Where \mathbf{y}_g denotes the vector of counts of a gene g for all observations, which is realized from the negative binomial parameterized by the effect of the covariates (\mathbf{\alpha}_g + \mathbf{X} \mathbf{\beta}_g + \mathbf{Z}\mathbf{b}_g) and any batch-effects (\mathbf{B} \mathbf{s}).

The experimental design is specified by an R formula (design_formula) that constructs a “fixed-effects” model matrix \mathbf{X} (without an intercept) and a “random-effects” model matrix \mathbf{Z}; this by itself is a regular GLMM.

The confounding batch-effect is essentially an unknown offset \mathbf{o} = \mathbf{B} \mathbf{s}, where \mathbf{B} specifies the batch membership for each observation and \mathbf{s} contains the “size factors” which scale the true magnitude of expression.

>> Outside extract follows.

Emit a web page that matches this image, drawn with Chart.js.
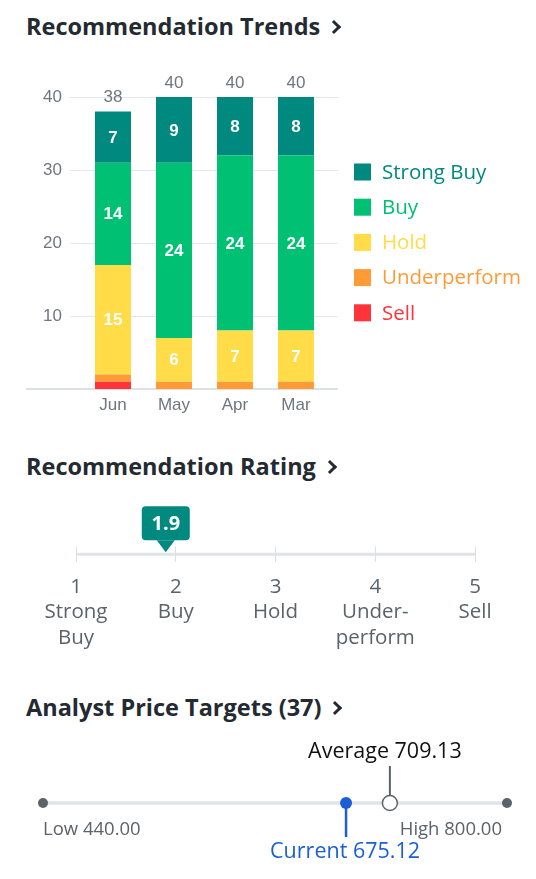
<!DOCTYPE html>
<html>
<head>
<meta charset="utf-8">
<title>Recommendation Trends</title>
<script src="https://cdn.jsdelivr.net/npm/chart.js@4.4.1/dist/chart.umd.min.js"></script>
<style>
  html, body { margin: 0; padding: 0; background: #fff; }
  body { width: 536px; height: 879px; position: relative; overflow: hidden; font-family: "Open Sans", sans-serif; }
  canvas { position: absolute; left: 0; top: 0; }
  .titulo { position: absolute; left: 26px; margin: 0; font-size: 23.5px; font-weight: 700; color: #232a31; line-height: 30px; white-space: nowrap; }
  .titulo .flecha { display: inline-block; width: 7px; height: 7px; border-top: 3px solid #232a31; border-right: 3px solid #232a31; transform: rotate(45deg); margin-left: 9px; position: relative; top: -3px; }
</style>
</head>
<body>
<h2 class="titulo" style="top:11px">Recommendation Trends<span class="flecha"></span></h2>
<h2 class="titulo" style="top:451px">Recommendation Rating<span class="flecha"></span></h2>
<h2 class="titulo" style="top:692px" id="tituloObjetivos"></h2>

<canvas id="tendencias" width="536" height="879"></canvas>
<canvas id="calificacion" width="536" height="879"></canvas>
<canvas id="objetivos" width="536" height="879"></canvas>

<script>
// Datos de las tendencias (de abajo hacia arriba en la pila)
const meses = ['Jun', 'May', 'Apr', 'Mar'];
const strongBuy = [7, 9, 8, 8];
const buy = [14, 24, 24, 24];
const hold = [15, 6, 7, 7];
const underperform = [1, 1, 1, 1];
const sell = [1, 0, 0, 0];
const yTicks = [10, 20, 30, 40];

// Datos de la calificacion
const ratingTicks = [1, 2, 3, 4, 5];
const ratingLabels = [['Strong', 'Buy'], ['Buy'], ['Hold'], ['Under-', 'perform'], ['Sell']];
const rating = 1.9;

// Datos de precios objetivo
const priceTargetCount = 37;
const priceLow = 440.00;
const priceHigh = 800.00;
const priceCurrent = 675.12;
const priceAverage = 709.13;

const colores = {
  strongBuy: '#00897f',
  buy: '#00c073',
  hold: '#ffdc48',
  underperform: '#ff9b37',
  sell: '#ff333a',
  eje: '#6e7780',
  gris: '#5b636a',
  azul: '#1a5fd6'
};

document.getElementById('tituloObjetivos').innerHTML =
  'Analyst Price Targets (' + priceTargetCount + ')<span class="flecha"></span>';

// ---------- Grafico 1: barras apiladas ----------
const series = [
  { label: 'Sell', data: sell, backgroundColor: colores.sell },
  { label: 'Underperform', data: underperform, backgroundColor: colores.underperform },
  { label: 'Hold', data: hold, backgroundColor: colores.hold },
  { label: 'Buy', data: buy, backgroundColor: colores.buy },
  { label: 'Strong Buy', data: strongBuy, backgroundColor: colores.strongBuy }
];

const lineasGuia = {
  id: 'lineasGuia',
  beforeDatasetsDraw(chart) {
    const { ctx, chartArea, scales: { y } } = chart;
    ctx.save();
    ctx.strokeStyle = '#e3e6ea';
    ctx.lineWidth = 1;
    yTicks.forEach((v) => {
      const py = Math.round(y.getPixelForValue(v)) + 0.5;
      ctx.beginPath();
      ctx.moveTo(chartArea.left - 12.5, py);
      ctx.lineTo(chartArea.right + 11.5, py);
      ctx.stroke();
    });
    // linea base mas larga
    const p0 = y.getPixelForValue(0);
    ctx.strokeStyle = '#dde1e6';
    ctx.lineWidth = 2;
    ctx.beginPath();
    ctx.moveTo(26, p0);
    ctx.lineTo(chartArea.right + 11.5, p0);
    ctx.stroke();
    ctx.restore();
  }
};

const etiquetasBarras = {
  id: 'etiquetasBarras',
  afterDatasetsDraw(chart) {
    const { ctx, scales: { y } } = chart;
    ctx.save();
    ctx.textAlign = 'center';
    ctx.textBaseline = 'middle';
    // valores dentro de cada segmento
    ctx.fillStyle = '#fff';
    ctx.font = 'bold 17px "Liberation Sans", Arial, sans-serif';
    chart.data.datasets.forEach((ds, i) => {
      chart.getDatasetMeta(i).data.forEach((bar, j) => {
        const v = ds.data[j];
        if (v < 5) return;
        const p = bar.getProps(['x', 'y', 'base'], true);
        ctx.fillText(String(v), p.x, (p.y + p.base) / 2 + 1);
      });
    });
    // totales encima de cada barra
    ctx.fillStyle = colores.eje;
    ctx.font = '17px "Liberation Sans", Arial, sans-serif';
    const meta = chart.getDatasetMeta(0);
    meses.forEach((m, j) => {
      const total = chart.data.datasets.reduce((s, ds) => s + ds.data[j], 0);
      ctx.fillText(String(total), meta.data[j].x, y.getPixelForValue(total) - 14);
    });
    // leyenda a la derecha
    ctx.textAlign = 'left';
    ctx.font = '20.5px "Open Sans", sans-serif';
    const lx = chart.chartArea.right + 27.5;
    [...chart.data.datasets].reverse().forEach((ds, k) => {
      const cy = 172 + k * 35.2;
      ctx.fillStyle = ds.backgroundColor;
      ctx.fillRect(lx, cy - 8.5, 17, 17);
      ctx.fillText(ds.label, lx + 28, cy + 1);
    });
    ctx.restore();
  }
};

new Chart(document.getElementById('tendencias'), {
  type: 'bar',
  data: { labels: meses, datasets: series },
  options: {
    responsive: false,
    animation: false,
    events: [],
    barPercentage: 0.59,
    categoryPercentage: 1,
    layout: { padding: { top: 97, right: 209.5, bottom: 449, left: 0 } },
    plugins: { legend: { display: false }, tooltip: { enabled: false } },
    scales: {
      x: {
        stacked: true,
        grid: { display: false, drawTicks: false },
        border: { display: false },
        ticks: { color: colores.eje, padding: 6, font: { family: '"Liberation Sans", Arial, sans-serif', size: 17 } },
        afterFit(s) { s.height = 41; }
      },
      y: {
        stacked: true,
        min: 0,
        max: 40,
        grid: { display: false, drawTicks: false },
        border: { display: false },
        ticks: {
          stepSize: 10,
          padding: 20.5,
          color: colores.eje,
          font: { family: '"Liberation Sans", Arial, sans-serif', size: 17 },
          callback: (v) => (yTicks.includes(v) ? v : '')
        },
        afterFit(s) { s.width = 82.5; }
      }
    }
  },
  plugins: [lineasGuia, etiquetasBarras]
});

// ---------- Grafico 2: calificacion ----------
const marcador = {
  id: 'marcador',
  afterDatasetsDraw(chart) {
    const { ctx } = chart;
    const pt = chart.getDatasetMeta(1).data[0];
    const tipY = pt.y - 2;
    const bottom = tipY - 12;
    const w = 48, h = 34;
    ctx.save();
    ctx.fillStyle = colores.strongBuy;
    ctx.beginPath();
    ctx.roundRect(pt.x - w / 2, bottom - h, w, h, 4);
    ctx.fill();
    ctx.beginPath();
    ctx.moveTo(pt.x - 9, bottom);
    ctx.lineTo(pt.x + 9, bottom);
    ctx.lineTo(pt.x, tipY);
    ctx.closePath();
    ctx.fill();
    ctx.fillStyle = '#fff';
    ctx.font = 'bold 20px "Open Sans", sans-serif';
    ctx.textAlign = 'center';
    ctx.textBaseline = 'middle';
    ctx.fillText(rating.toFixed(1), pt.x, bottom - h / 2 + 1);
    ctx.restore();
  }
};

new Chart(document.getElementById('calificacion'), {
  type: 'scatter',
  data: {
    datasets: [
      { type: 'line', data: [{ x: ratingTicks[0], y: 0 }, { x: ratingTicks[ratingTicks.length - 1], y: 0 }], borderColor: '#e0e4e9', borderWidth: 3, pointRadius: 0, order: 10 },
      { data: [{ x: rating, y: 0 }], pointRadius: 0, order: 0 }
    ]
  },
  options: {
    responsive: false,
    animation: false,
    events: [],
    layout: { padding: { top: 546.5, right: 61, bottom: 0, left: 76 } },
    plugins: { legend: { display: false }, tooltip: { enabled: false } },
    scales: {
      x: {
        type: 'linear',
        min: ratingTicks[0],
        max: ratingTicks[ratingTicks.length - 1],
        afterBuildTicks(s) { s.ticks = ratingTicks.map((v) => ({ value: v })); },
        grid: { color: '#dcdfe3', lineWidth: 1, drawTicks: false },
        border: { display: false },
        ticks: {
          padding: 12,
          color: colores.gris,
          font: { family: '"Open Sans", sans-serif', size: 20.5, lineHeight: 1.25 },
          callback: (v) => [String(v), ...ratingLabels[ratingTicks.indexOf(v)]]
        },
        afterFit(s) { s.height = 879 - 562; }
      },
      y: { display: false, min: -1, max: 1 }
    }
  },
  plugins: [marcador]
});

// ---------- Grafico 3: precios objetivo ----------
const etiquetasPrecios = {
  id: 'etiquetasPrecios',
  afterDatasetsDraw(chart) {
    const { ctx } = chart;
    const extremos = chart.getDatasetMeta(0).data;
    const actual = chart.getDatasetMeta(1).data[0];
    const media = chart.getDatasetMeta(2).data[0];
    ctx.save();
    // linea y etiqueta del precio actual
    ctx.strokeStyle = colores.azul;
    ctx.lineWidth = 2.5;
    ctx.beginPath();
    ctx.moveTo(actual.x, actual.y);
    ctx.lineTo(actual.x, actual.y + 34);
    ctx.stroke();
    ctx.textAlign = 'center';
    ctx.textBaseline = 'middle';
    ctx.fillStyle = colores.azul;
    ctx.font = '21.5px "Open Sans", sans-serif';
    ctx.fillText('Current ' + priceCurrent.toFixed(2), actual.x - 1, actual.y + 49);
    // linea y etiqueta del promedio
    ctx.strokeStyle = colores.gris;
    ctx.lineWidth = 2;
    ctx.beginPath();
    ctx.moveTo(media.x, media.y - 8);
    ctx.lineTo(media.x, media.y - 37);
    ctx.stroke();
    ctx.fillStyle = '#111';
    ctx.fillText('Average ' + priceAverage.toFixed(2), media.x - 5, media.y - 51);
    // minimo y maximo
    ctx.fillStyle = colores.gris;
    ctx.font = '18.5px "Open Sans", sans-serif';
    ctx.textAlign = 'left';
    ctx.fillText('Low ' + priceLow.toFixed(2), extremos[0].x, extremos[0].y + 27);
    ctx.textAlign = 'right';
    ctx.fillText('High ' + priceHigh.toFixed(2), extremos[1].x - 5, extremos[1].y + 27);
    ctx.restore();
  }
};

new Chart(document.getElementById('objetivos'), {
  type: 'scatter',
  data: {
    datasets: [
      { type: 'line', data: [{ x: priceLow, y: 0 }, { x: priceHigh, y: 0 }], borderColor: '#e0e4e9', borderWidth: 3.5, pointRadius: 5, pointBackgroundColor: colores.gris, pointBorderWidth: 0, clip: false, order: 10 },
      { data: [{ x: priceCurrent, y: 0 }], pointRadius: 6, pointBackgroundColor: colores.azul, pointBorderWidth: 0, clip: false, order: 1 },
      { data: [{ x: priceAverage, y: 0 }], pointRadius: 7.5, pointBackgroundColor: '#fff', pointBorderColor: colores.gris, pointBorderWidth: 1.5, clip: false, order: 0 }
    ]
  },
  options: {
    responsive: false,
    animation: false,
    events: [],
    layout: { padding: { top: 795, right: 29, bottom: 68, left: 43 } },
    plugins: { legend: { display: false }, tooltip: { enabled: false } },
    scales: {
      x: { type: 'linear', display: false, min: priceLow, max: priceHigh },
      y: { display: false, min: -1, max: 1 }
    }
  },
  plugins: [etiquetasPrecios]
});
</script>
</body>
</html>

At its face, however, this model should not be identifiable for most experimental designs (often the batch ID results in too many free parameters such as when it is identical to a measured covariate). This identifiability issue is overcome by constraining \mathbf{s} and assuming only a fraction of features are significantly affected by the covariates measured in the experiment; in other words, the estimated coefficients \mathbf{\beta}_g, \mathbf{b}_g (excluding the intercept) are sparse across genes.

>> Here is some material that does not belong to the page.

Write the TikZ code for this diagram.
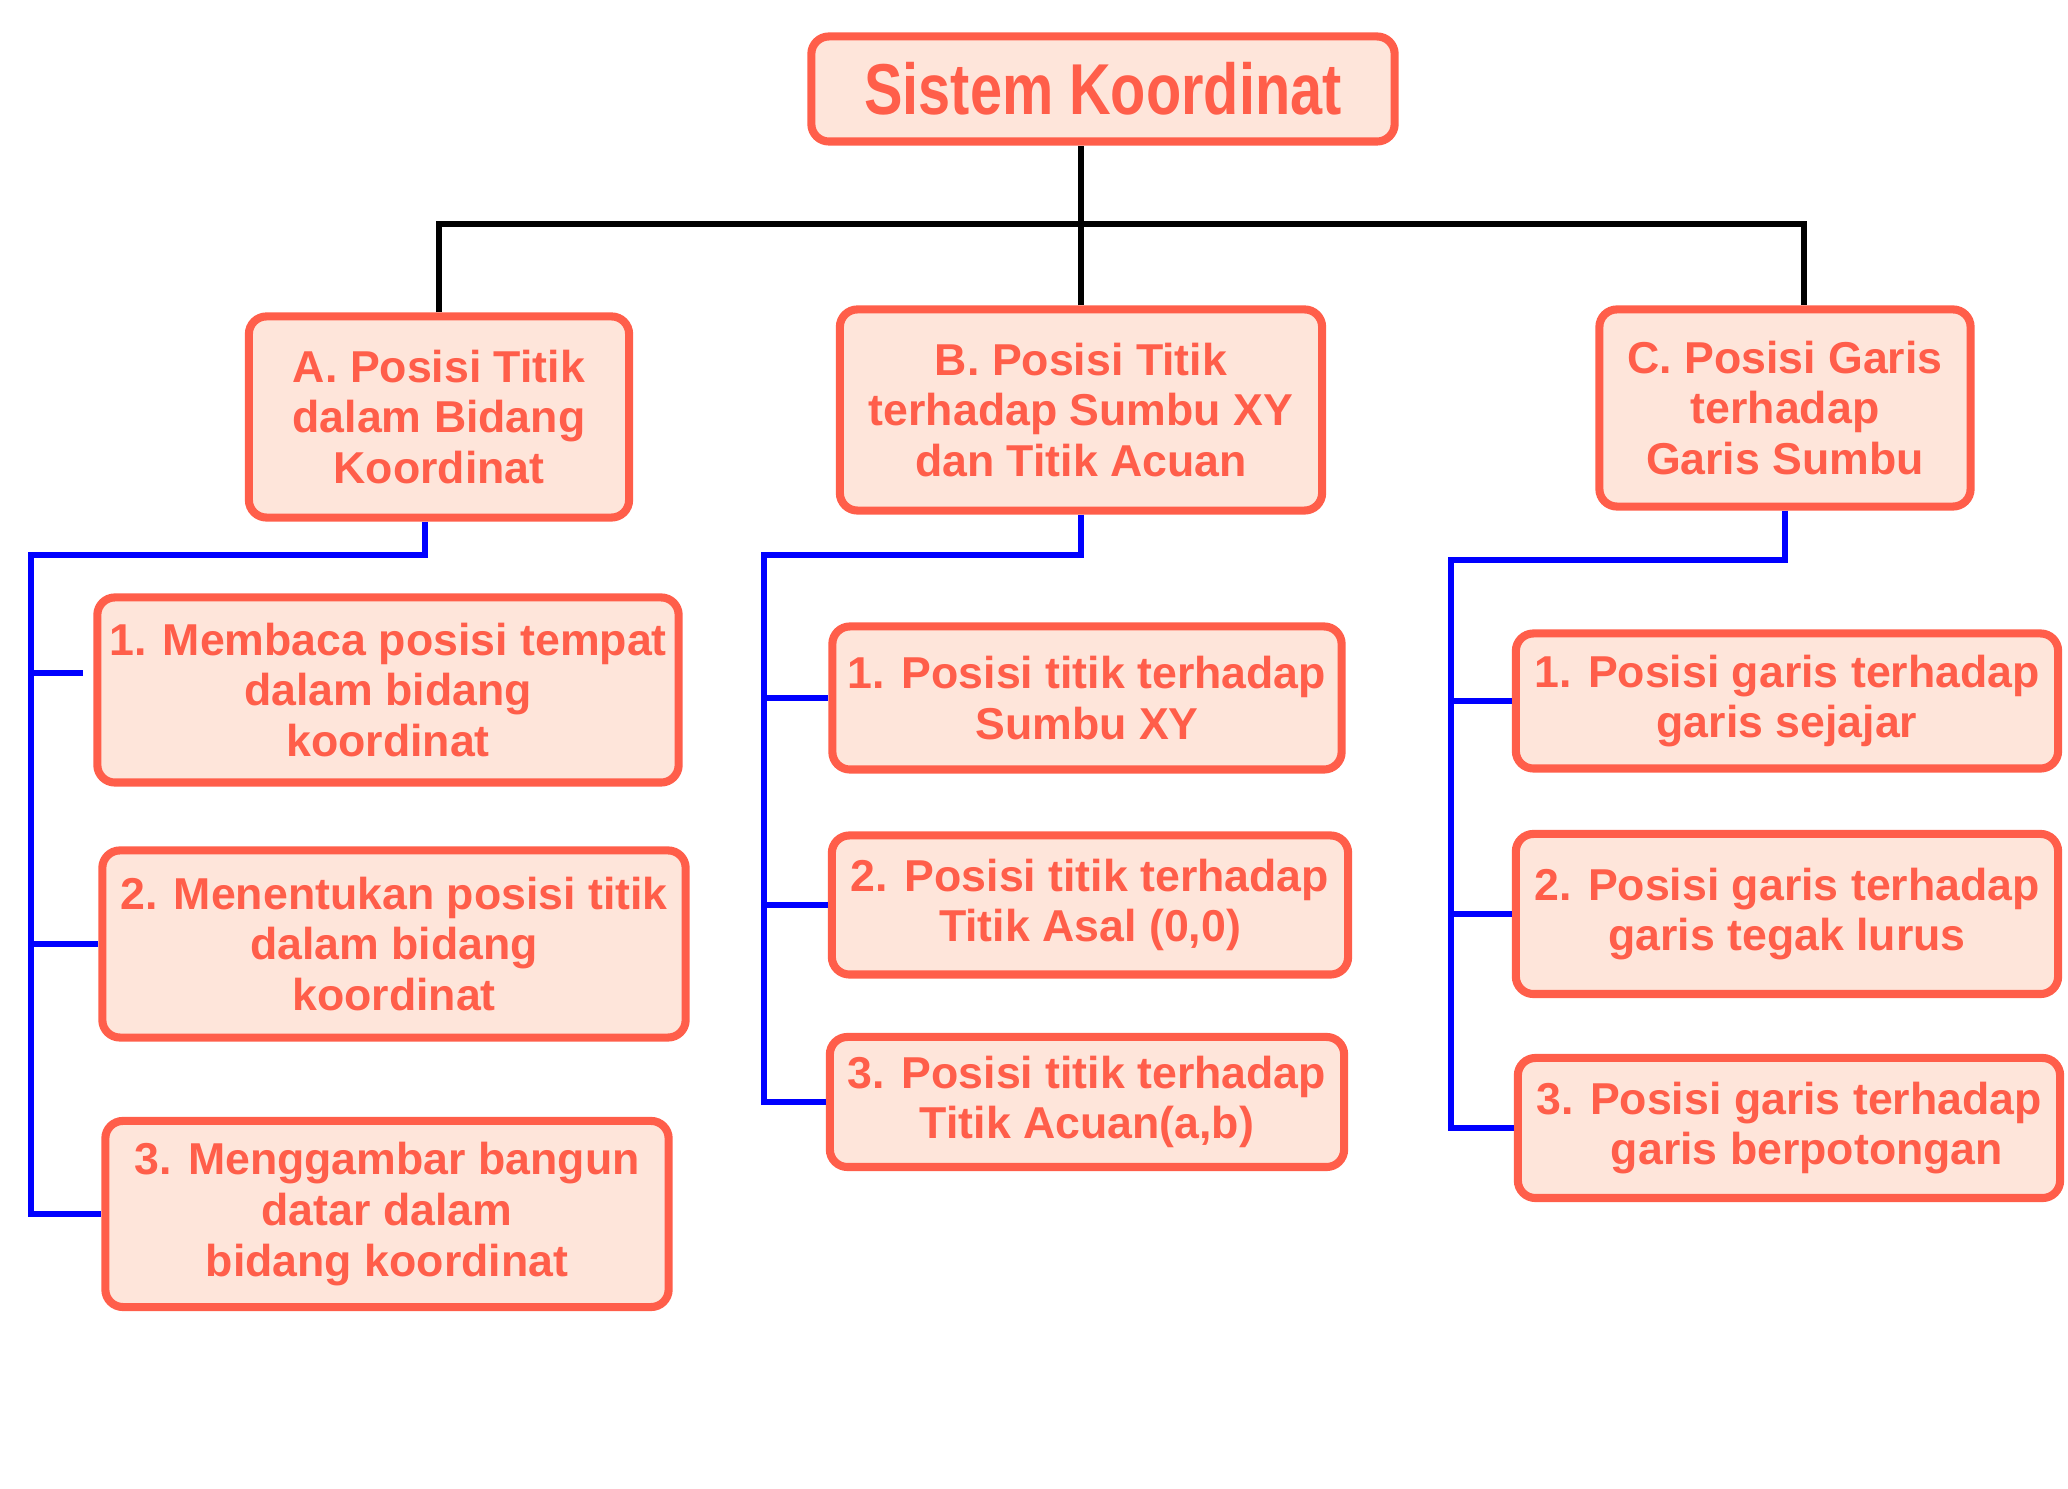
\documentclass[tikz,border=0pt]{standalone}
\usepackage{fontspec}
\setmainfont{Liberation Sans}
\newfontfamily\judulfont{Liberation Sans}[FakeStretch=0.8]
\usepackage{tikz}

\definecolor{merah}{HTML}{FF5E4A}
\definecolor{krem}{HTML}{FEE5DA}
\definecolor{biru}{HTML}{0000FF}

\tikzset{
	kotak/.style={draw=merah, fill=krem, line width=2.3pt, rounded corners=5pt, text=merah, align=center, inner sep=0pt, font=\fontsize{12.7}{14.4}\selectfont\bfseries},
	judul/.style={kotak, font=\judulfont\bfseries\fontsize{20.5}{24}\selectfont},
	hitam/.style={line width=1.7pt, black},
	garisbiru/.style={line width=1.7pt, biru},
}

\begin{document}
\begin{tikzpicture}[x=0.01cm, y=-0.01cm]
	\useasboundingbox (0,0) rectangle (2068,1489);
	\node[judul, minimum width=5.83cm, minimum height=1.05cm] (top) at (1103,89) {Sistem Koordinat};
	\node[kotak, minimum width=3.80cm, minimum height=2.01cm] (A) at (439,417) {A. Posisi Titik\\dalam Bidang\\Koordinat};
	\node[kotak, minimum width=4.82cm, minimum height=2.01cm] (B) at (1081,410) {B. Posisi Titik\\terhadap Sumbu XY\\dan Titik Acuan};
	\node[kotak, minimum width=3.71cm, minimum height=1.97cm] (C) at (1785,408) {C. Posisi Garis\\terhadap\\Garis Sumbu};
	\node[kotak, minimum width=5.81cm, minimum height=1.85cm] (A1) at (388,690) {1. Membaca posisi tempat\\dalam bidang\\koordinat};
	\node[kotak, minimum width=5.83cm, minimum height=1.87cm] (A2) at (394,944) {2. Menentukan posisi titik\\dalam bidang\\koordinat};
	\node[kotak, minimum width=5.63cm, minimum height=1.86cm] (A3) at (387,1214) {3. Menggambar bangun\\datar dalam\\bidang koordinat};
	\node[kotak, minimum width=5.09cm, minimum height=1.43cm] (B1) at (1087,698) {1. Posisi titik terhadap\\Sumbu XY};
	\node[kotak, minimum width=5.16cm, minimum height=1.39cm] (B2) at (1090,905) {2. Posisi titik terhadap\\Titik Asal (0,0)};
	\node[kotak, minimum width=5.14cm, minimum height=1.30cm] (B3) at (1087,1102) {3. Posisi titik terhadap\\Titik Acuan(a,b)};
	\node[kotak, minimum width=5.42cm, minimum height=1.35cm] (C1) at (1787,701) {1. Posisi garis terhadap\\garis sejajar};
	\node[kotak, minimum width=5.42cm, minimum height=1.60cm] (C2) at (1787,914) {2. Posisi garis terhadap\\garis tegak lurus};
	\node[kotak, minimum width=5.42cm, minimum height=1.40cm] (C3) at (1789,1128) {3. Posisi garis terhadap\\\hspace*{0.36cm}garis berpotongan};

	\coordinate (palang) at (0,224);
	\draw[hitam] (B.north) -- (B.north |- top.south);
	\draw[hitam] (A.north) -- (A.north |- palang) -- ([xshift=0.19cm]C.north |- palang) -- ([xshift=0.19cm]C.north);

	\coordinate (tulangA) at (31,555);
	\coordinate (tulangB) at (764,555);
	\coordinate (tulangC) at (1451,560);
	\coordinate (cabangA1) at ([yshift=0.17cm,xshift=-0.1cm]A1.west);
	\draw[garisbiru] ([xshift=-0.14cm]A.south) |- (tulangA) -- (tulangA |- A3.west) -- (A3.west);
	\draw[garisbiru] (tulangA |- cabangA1) -- (cabangA1);
	\draw[garisbiru] (tulangA |- A2.west) -- (A2.west);
	\draw[garisbiru] (B.south) |- (tulangB) -- (tulangB |- B3.west) -- (B3.west);
	\draw[garisbiru] (tulangB |- B1.west) -- (B1.west);
	\draw[garisbiru] (tulangB |- B2.west) -- (B2.west);
	\draw[garisbiru] (C.south) |- (tulangC) -- (tulangC |- C3.west) -- (C3.west);
	\draw[garisbiru] (tulangC |- C1.west) -- (C1.west);
	\draw[garisbiru] (tulangC |- C2.west) -- (C2.west);
\end{tikzpicture}
\end{document}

This assumption is encoded in the model by placing distinct horseshoe priors on each of the model coefficients (both the fixed- and random-effects). This allows the priors to be learned independently of each other using the large number of features measured in RNAseq experiments.

Estimation

Since the posterior distribution for \mathbf{s} is heavily concentrated for typical datasets with thousands of features, it is sufficient to quickly provide a point estimate of \mathbf{s} and delegate estimation of the model coefficients to existing tools like DESeq2 or edgeR (only replacing the small normalization step of their workflows).

disize uses Stan’s L-BFGS optimization algorithm to find the model’s maximum a posteriori (MAP) for \mathbf{s}. We end up doing this in fewer iterations than needed for all parameters to converge by using a heuristic to guess how long the procedure should run for; this is followed up with a diagnostic to ensure the size factors have converged.